* **AIM OF THE EXERCISE**
Records follow. Select each line holding "code".

* **AVAILABLE DATA**

^^^^^^^^

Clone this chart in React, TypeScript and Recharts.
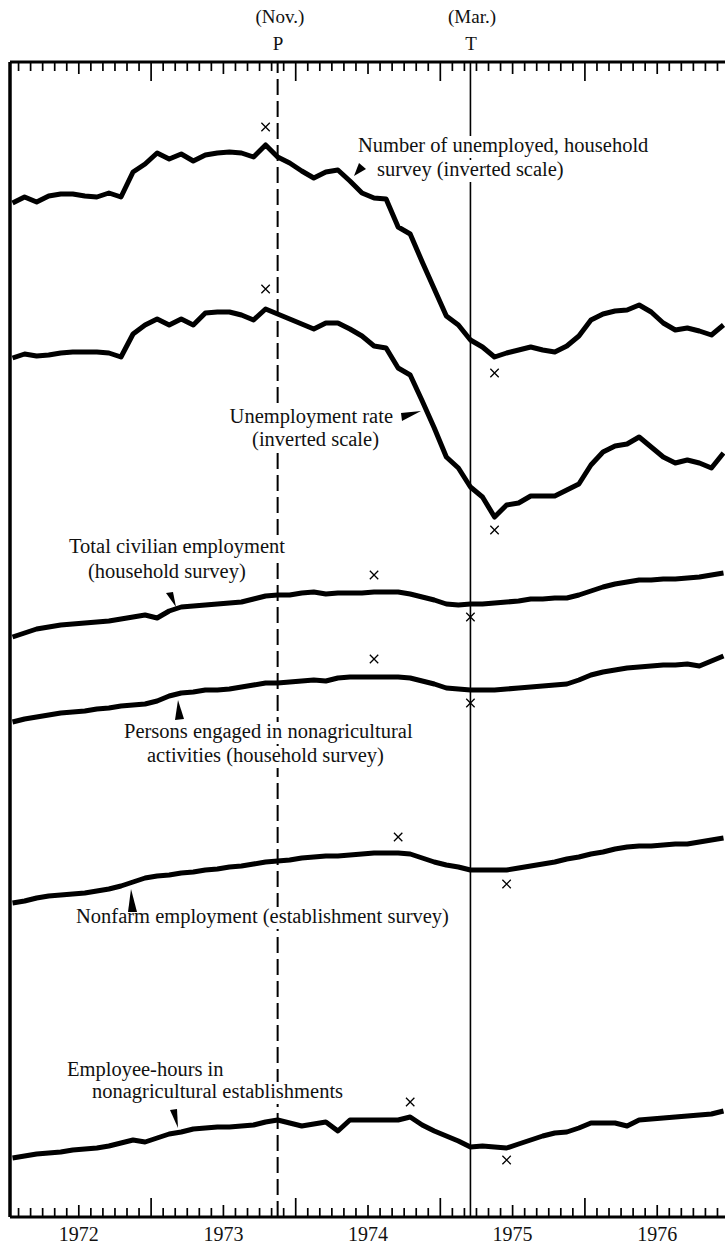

^^^^^^^^

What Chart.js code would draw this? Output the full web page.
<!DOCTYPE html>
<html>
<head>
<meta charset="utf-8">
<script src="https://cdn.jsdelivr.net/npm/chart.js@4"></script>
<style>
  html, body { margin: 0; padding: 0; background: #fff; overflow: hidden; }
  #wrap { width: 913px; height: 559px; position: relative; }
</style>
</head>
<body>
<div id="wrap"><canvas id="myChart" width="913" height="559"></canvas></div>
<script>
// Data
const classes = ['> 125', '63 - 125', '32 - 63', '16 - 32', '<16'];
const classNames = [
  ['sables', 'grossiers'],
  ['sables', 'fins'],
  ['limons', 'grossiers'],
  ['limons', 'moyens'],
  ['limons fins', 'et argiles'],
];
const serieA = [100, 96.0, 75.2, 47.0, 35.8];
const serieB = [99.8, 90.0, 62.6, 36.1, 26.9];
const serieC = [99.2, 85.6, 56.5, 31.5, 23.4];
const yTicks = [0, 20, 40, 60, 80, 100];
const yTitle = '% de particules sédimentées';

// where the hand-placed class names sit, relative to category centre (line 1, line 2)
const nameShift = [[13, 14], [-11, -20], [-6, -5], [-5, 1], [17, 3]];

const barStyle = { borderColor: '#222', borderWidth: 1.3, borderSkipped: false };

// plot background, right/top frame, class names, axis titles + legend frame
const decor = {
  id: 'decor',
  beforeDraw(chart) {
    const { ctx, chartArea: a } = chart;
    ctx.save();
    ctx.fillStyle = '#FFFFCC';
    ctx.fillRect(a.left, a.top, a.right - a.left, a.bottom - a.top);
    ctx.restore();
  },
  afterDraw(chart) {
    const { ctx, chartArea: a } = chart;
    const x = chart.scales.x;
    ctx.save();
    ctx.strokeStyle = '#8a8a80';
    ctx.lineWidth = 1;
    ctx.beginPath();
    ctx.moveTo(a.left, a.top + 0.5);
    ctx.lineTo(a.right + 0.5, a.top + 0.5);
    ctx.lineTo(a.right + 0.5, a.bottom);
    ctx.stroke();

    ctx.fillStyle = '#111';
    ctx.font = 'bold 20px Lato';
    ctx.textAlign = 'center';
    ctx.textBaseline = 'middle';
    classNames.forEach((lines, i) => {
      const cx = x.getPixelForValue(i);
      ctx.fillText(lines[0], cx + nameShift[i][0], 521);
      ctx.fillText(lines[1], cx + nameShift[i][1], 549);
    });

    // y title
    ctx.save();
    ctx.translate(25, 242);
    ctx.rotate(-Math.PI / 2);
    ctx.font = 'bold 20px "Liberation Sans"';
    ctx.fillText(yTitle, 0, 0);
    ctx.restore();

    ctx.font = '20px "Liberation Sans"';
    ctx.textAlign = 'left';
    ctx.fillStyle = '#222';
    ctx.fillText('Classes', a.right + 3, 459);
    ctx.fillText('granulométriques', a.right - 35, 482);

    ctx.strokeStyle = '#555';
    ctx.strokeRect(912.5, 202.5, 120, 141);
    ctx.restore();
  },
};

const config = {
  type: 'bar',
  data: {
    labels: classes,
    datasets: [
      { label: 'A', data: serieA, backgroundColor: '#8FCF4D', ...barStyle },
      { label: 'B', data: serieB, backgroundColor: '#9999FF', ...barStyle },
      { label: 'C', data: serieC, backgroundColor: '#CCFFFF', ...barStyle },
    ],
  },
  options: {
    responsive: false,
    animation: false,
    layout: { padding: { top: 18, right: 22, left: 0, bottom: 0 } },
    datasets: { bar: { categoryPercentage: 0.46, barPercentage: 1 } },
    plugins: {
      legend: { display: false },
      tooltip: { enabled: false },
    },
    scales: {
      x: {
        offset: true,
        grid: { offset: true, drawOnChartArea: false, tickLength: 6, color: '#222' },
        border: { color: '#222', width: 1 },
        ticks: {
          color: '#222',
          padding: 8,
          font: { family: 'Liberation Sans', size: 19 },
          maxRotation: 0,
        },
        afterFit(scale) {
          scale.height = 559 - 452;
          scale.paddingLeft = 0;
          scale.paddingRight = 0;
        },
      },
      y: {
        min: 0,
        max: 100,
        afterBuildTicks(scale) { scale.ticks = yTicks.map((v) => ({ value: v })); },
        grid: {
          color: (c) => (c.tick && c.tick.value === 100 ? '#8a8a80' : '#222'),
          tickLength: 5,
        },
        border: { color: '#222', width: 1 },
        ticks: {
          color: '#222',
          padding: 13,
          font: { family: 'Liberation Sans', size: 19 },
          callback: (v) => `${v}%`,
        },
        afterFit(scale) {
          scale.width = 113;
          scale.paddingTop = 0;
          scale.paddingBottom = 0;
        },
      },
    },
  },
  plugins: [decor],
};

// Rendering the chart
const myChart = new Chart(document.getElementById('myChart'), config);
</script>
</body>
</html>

^^^^^^^^

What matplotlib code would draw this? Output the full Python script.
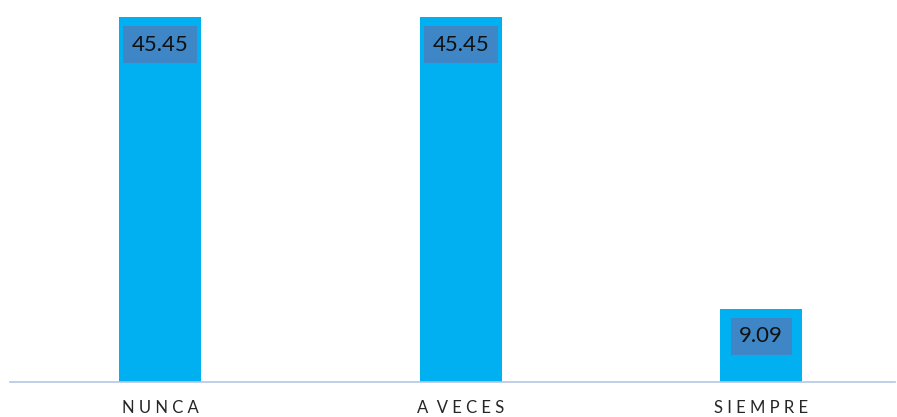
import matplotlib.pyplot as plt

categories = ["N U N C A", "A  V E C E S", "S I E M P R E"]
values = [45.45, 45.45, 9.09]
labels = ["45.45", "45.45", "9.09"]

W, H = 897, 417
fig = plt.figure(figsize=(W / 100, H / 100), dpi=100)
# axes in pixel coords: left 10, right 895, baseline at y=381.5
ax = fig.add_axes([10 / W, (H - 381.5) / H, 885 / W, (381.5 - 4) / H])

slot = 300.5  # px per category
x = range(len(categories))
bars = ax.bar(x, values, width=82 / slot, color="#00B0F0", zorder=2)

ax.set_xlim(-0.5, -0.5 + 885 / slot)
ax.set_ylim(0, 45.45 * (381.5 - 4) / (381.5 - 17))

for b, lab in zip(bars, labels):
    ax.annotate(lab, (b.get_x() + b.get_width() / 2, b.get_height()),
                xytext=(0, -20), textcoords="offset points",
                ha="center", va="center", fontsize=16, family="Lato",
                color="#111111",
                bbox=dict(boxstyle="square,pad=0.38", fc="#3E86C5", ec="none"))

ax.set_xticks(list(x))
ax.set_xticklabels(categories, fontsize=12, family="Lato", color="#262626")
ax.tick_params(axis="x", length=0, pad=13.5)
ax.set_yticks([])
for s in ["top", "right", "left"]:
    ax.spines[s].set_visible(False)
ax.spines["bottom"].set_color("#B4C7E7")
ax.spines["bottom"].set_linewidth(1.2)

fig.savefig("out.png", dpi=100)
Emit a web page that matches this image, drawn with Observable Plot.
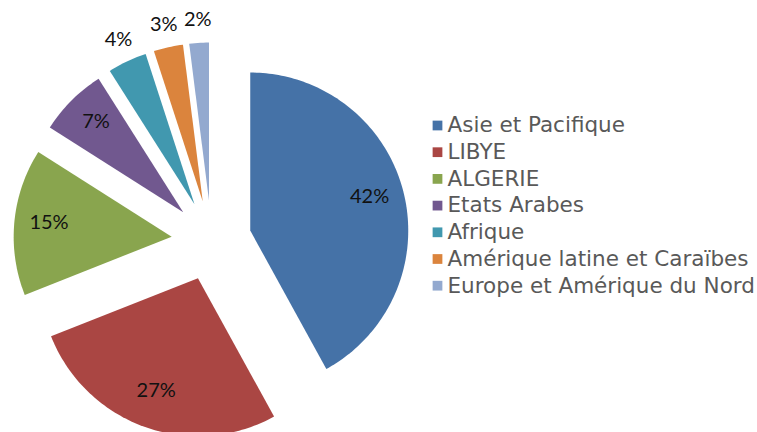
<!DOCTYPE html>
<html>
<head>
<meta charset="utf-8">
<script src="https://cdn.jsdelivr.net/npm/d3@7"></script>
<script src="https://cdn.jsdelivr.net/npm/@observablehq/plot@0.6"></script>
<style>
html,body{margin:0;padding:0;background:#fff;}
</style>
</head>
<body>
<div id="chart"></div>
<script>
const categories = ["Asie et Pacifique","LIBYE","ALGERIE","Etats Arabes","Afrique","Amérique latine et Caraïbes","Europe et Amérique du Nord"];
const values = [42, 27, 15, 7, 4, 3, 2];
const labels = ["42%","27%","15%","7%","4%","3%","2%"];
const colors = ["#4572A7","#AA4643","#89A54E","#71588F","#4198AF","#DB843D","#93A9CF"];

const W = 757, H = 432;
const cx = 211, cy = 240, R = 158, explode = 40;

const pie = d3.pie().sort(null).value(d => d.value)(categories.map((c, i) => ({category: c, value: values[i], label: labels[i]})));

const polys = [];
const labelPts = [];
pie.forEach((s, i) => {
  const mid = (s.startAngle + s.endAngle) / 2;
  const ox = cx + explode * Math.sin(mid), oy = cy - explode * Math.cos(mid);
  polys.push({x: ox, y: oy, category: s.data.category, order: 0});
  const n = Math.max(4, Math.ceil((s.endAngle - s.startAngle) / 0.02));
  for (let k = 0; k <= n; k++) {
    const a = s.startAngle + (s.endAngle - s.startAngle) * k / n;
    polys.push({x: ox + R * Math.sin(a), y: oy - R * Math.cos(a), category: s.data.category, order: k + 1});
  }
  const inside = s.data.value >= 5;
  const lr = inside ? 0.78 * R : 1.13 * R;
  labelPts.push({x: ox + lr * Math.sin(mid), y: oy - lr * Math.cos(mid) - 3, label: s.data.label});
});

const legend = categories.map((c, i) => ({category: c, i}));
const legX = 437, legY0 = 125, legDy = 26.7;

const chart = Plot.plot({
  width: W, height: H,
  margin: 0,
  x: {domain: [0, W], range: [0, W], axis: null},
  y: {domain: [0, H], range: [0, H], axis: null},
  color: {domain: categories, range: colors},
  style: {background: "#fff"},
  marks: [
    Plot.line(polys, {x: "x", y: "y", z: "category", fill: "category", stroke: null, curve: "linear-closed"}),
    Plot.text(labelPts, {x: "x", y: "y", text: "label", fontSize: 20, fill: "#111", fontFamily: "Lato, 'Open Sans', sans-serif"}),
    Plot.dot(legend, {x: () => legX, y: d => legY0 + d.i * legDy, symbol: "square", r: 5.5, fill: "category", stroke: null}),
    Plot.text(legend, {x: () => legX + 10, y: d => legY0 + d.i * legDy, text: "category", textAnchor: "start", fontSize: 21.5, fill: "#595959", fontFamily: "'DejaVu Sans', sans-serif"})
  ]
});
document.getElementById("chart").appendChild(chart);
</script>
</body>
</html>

^^^^^^^^

* **EXERCISE OUTPUT**
What Chart.js code would draw this? Output the full web page.
What matplotlib code would draw this? Output the full Python script.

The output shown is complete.